The Decline of US Military Innovation
NEW YORK – The United States is at risk of losing its military edge. America’s armed forces may still be the most advanced in the world; after all, the US spends more than twice as much on military research and development as major powers like France and Russia, and nine times more than China and Germany. But America’s continued technological leadership is far from assured.
Since 2005, the US Department of Defense has cut R&D spending by 22%. In 2013, as part of a deal to avert a showdown over the debt ceiling, the US Congress mandated some $1.2 trillion in automatic spending cuts. The move, which requires reduced spending in numerous programs, including many defense research initiatives, was described by US President Barack Obama’s administration as “deeply destructive to national security.” If US defense innovation continues to erode, not only will America’s defense capabilities suffer; the country will also risk slipping in terms of commercial innovation and competitiveness.
Budget limitations pose some of the greatest challenges to the US military’s efforts to maintain its technological edge. The Army and the Missile Defense Agency have been particularly hard hit, with R&D spending nearly halved since 2005. The Navy’s research budget has been cut by some 20%, and the Defense Advanced Research Projects Agency (DARPA) – the organization tasked with keeping the US military ahead of the technological curve – has had to slash R&D spending by 18%. Even the Air Force, where research spending has traditionally been a congressional priority, has been forced to cut its budget by roughly 4%.
When money does get allocated, cost pressures too often encourage investment in projects that promise quick results – a bias that comes at the expense of long-term innovation that could provide a strategic advantage. Even DARPA has fallen prey to pressure for research that can demonstrate immediate progress.
To make matters worse, the US military’s innovation efforts face several structural problems. Six decades of attempts to reform the defense acquisition process have yet to yield fruit. Most of the design, development, and production of military systems is carried out by civilian industry, but decision-making remains firmly in the hands of military officials, who may not be able to strike the right balance between cost-cutting and innovation.
Rivalries within and among the military services once mimicked the role of competition in the private sector: they drove innovation. But with the end of the Cold War, the pressure to remain a step ahead has waned, depriving the defense sector of a crucial engine of progress. Moreover, top defense contractors’ R&D spending as a proportion of sales plummeted by nearly a third from 1999 to 2012. By contrast, America’s technology giants invest 4-6 times as much in R&D.
Meanwhile, the US is suffering from the hollowing out of its defense industrial base. Increased competition from China and other large emerging economies has eroded US manufacturing capabilities, jeopardizing America’s ability to develop the most technologically sophisticated defense platforms. The defense industry once created the new technologies – lasers, GPS, and the Internet, for example – that helped drive the American economy. Today, in most fields, civilian technology is likely to be leading the way.

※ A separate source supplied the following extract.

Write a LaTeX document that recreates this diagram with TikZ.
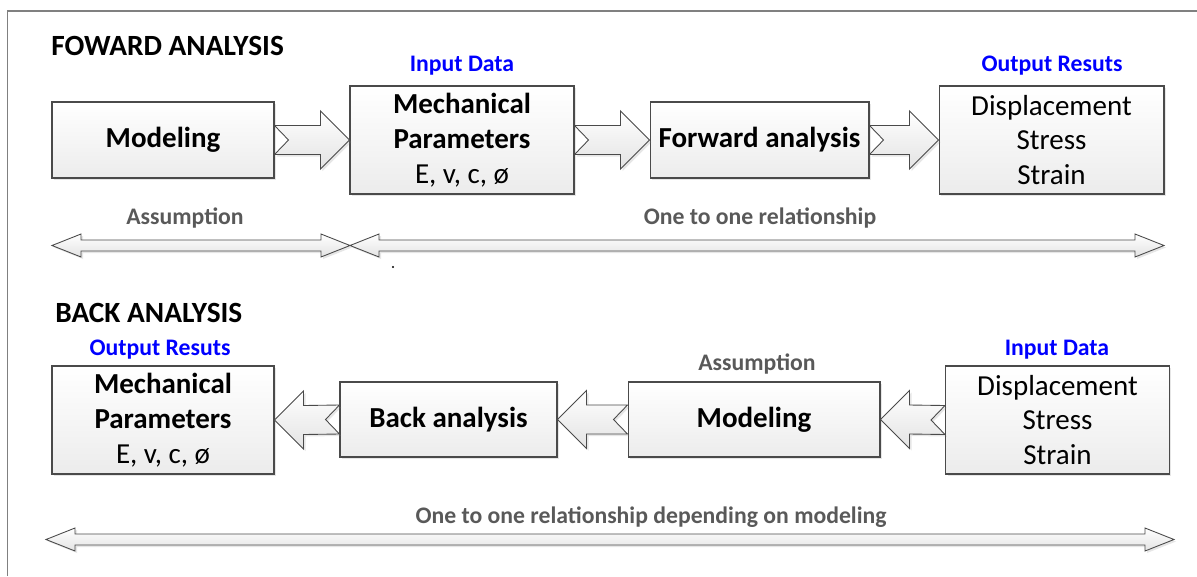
\documentclass[tikz,border=0pt]{standalone}
\usepackage{fontspec}
\setmainfont{Carlito}
\usetikzlibrary{calc,shadows}

\definecolor{labgray}{HTML}{595959}
\definecolor{edgegray}{HTML}{4A4A4A}
\definecolor{framegray}{HTML}{808080}

\tikzset{
  softshadow/.style={drop shadow={shadow xshift=0.04cm,shadow yshift=-0.04cm,opacity=0.2,fill=gray}},
  box/.style={draw=edgegray,line width=0.6pt,top color=white,bottom color=gray!15,softshadow,
    align=center,font=\fontsize{16.5}{19.9}\selectfont,inner sep=0pt},
  title/.style={font=\fontsize{16.7}{19}\selectfont\bfseries,inner sep=0pt,anchor=base west},
  tag/.style={font=\fontsize{13.5}{16}\selectfont\bfseries,text=blue,inner sep=0pt,anchor=base},
  note/.style={tag,text=labgray},
  blockarrow/.style={draw=edgegray,line width=0.5pt,top color=white,bottom color=gray!22,softshadow},
  thinarrow/.style={draw=edgegray,line width=0.5pt,top color=white,bottom color=gray!22,softshadow},
}

% notched block arrow: tail, tip, direction (1 right, -1 left)
\newcommand{\blockarr}[3]{%
  \path[blockarrow] ($(#1)+(0,-14.5)$) -- ($(#2)+(-29*#3,-14.5)$) -- ($(#2)+(-29*#3,-29)$) -- (#2)
    -- ($(#2)+(-29*#3,29)$) -- ($(#2)+(-29*#3,14.5)$) -- ($(#1)+(0,14.5)$) -- ($(#1)+(14*#3,0)$) -- cycle;}
% long double headed arrow: left tip, right tip
\newcommand{\longarr}[2]{%
  \path[thinarrow] (#1) -- ($(#1)+(29,-11.5)$) -- ($(#1)+(29,-5.5)$) -- ($(#2)+(-29,-5.5)$)
    -- ($(#2)+(-29,-11.5)$) -- (#2) -- ($(#2)+(-29,11.5)$) -- ($(#2)+(-29,5.5)$)
    -- ($(#1)+(29,5.5)$) -- ($(#1)+(29,11.5)$) -- cycle;}

\begin{document}
\begin{tikzpicture}[x=0.02cm,y=-0.02cm]
\useasboundingbox (0,0) rectangle (1197,576);
\draw[framegray,line width=0.8pt] (7.7,576) -- (7.7,11) -- (1197,11);

% forward analysis
\node[title] (ftitle) at (51,55) {FOWARD ANALYSIS};
\node[box,minimum width=4.44cm,minimum height=1.52cm] (fmod) at (163,140) {\textbf{Modeling}};
\node[box,minimum width=4.48cm,minimum height=2.16cm] (fmech) at (462,140) {\textbf{Mechanical}\\\textbf{Parameters}\\E, v, c, ø};
\node[box,minimum width=4.38cm,minimum height=1.52cm] (ffwd) at (759.5,140) {\textbf{Forward analysis}};
\node[box,minimum width=4.5cm,minimum height=2.16cm] (fout) at (1051.5,140) {Displacement\\Stress\\Strain};
\node[tag] (finp) at (462,71) {Input Data};
\node[tag] (fres) at (1052,71) {Output Resuts};
\node[note] (fass) at (185,224) {Assumption};
\node[note] (fone) at (760,224) {One to one relationship};

\blockarr{fmod.east}{fmech.west}{1}
\blockarr{fmech.east}{ffwd.west}{1}
\blockarr{ffwd.east}{fout.west}{1}

\coordinate (fa) at (52,245.5);
\coordinate (fb) at (350,245.5);
\coordinate (fc) at (1164,245.5);
\longarr{fa}{fb}
\longarr{fb}{fc}
\fill (393,267) circle (0.6pt);

% back analysis
\node[title] (btitle) at (55,322) {BACK ANALYSIS};
\node[box,minimum width=4.44cm,minimum height=2.16cm] (bmech) at (163,420) {\textbf{Mechanical}\\\textbf{Parameters}\\E, v, c, ø};
\node[box,minimum width=4.34cm,minimum height=1.5cm] (bback) at (448.5,419.5) {\textbf{Back analysis}};
\node[box,minimum width=5.04cm,minimum height=1.5cm] (bmod) at (754,419.5) {\textbf{Modeling}};
\node[box,minimum width=4.48cm,minimum height=2.16cm] (binp) at (1057.5,420) {Displacement\\Stress\\Strain};
\node[tag] (bres) at (160,355) {Output Resuts};
\node[note] (bass) at (757,370) {Assumption};
\node[tag] (bdat) at (1057,355) {Input Data};
\node[note] (bone) at (651,523) {One to one relationship depending on modeling};

\blockarr{bback.west}{bmech.east}{-1}
\blockarr{bmod.west}{bback.east}{-1}
\blockarr{binp.west}{bmod.east}{-1}

\coordinate (ba) at (46,539.5);
\coordinate (bb) at (1174,539.5);
\longarr{ba}{bb}
\end{tikzpicture}
\end{document}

The result can be seen in the rise of foreign competition in the international arms market. American manufacturers are finding themselves increasingly vulnerable in areas that they once dominated – including unmanned aerial platforms, intelligence surveillance and reconnaissance, missiles, and satellites – as low-cost competitors gain market share. In 2013, Russia’s weapons exports surpassed America’s by more than $2 billion.
In November, US Defense Secretary Chuck Hagel announced a new initiative to “sustain and advance America’s military dominance for the twenty-first century.” In a time of shrinking budgets and shifting strategic challenges, he focused on innovation. “Continued fiscal pressure will likely limit our military’s ability to respond to long-term challenges by increasing the size of our force or simply outspending potential adversaries on current systems,” he said. “So to overcome challenges to our military superiority, we must change the way we innovate, operate, and do business.”
Nine days later, Hagel handed in his resignation, which will take effect as soon as the US Senate confirms his replacement. A policy aimed at restoring defense innovation and production in America would ensure that the US upholds its global technological leadership and commercial competitiveness. Unfortunately, Hagel’s successor is likely to find that, in an era of limited budgets and automatic spending cuts, the type of comprehensive innovation strategy that Hagel envisioned may simply not be viable.
Dan Steinbock, a partner at Difference Group, was Research Director of International Business at the India, China, and America Institute and a visiting fellow at Shanghai Institutes for International Studies in China and the EU Center in Singapore.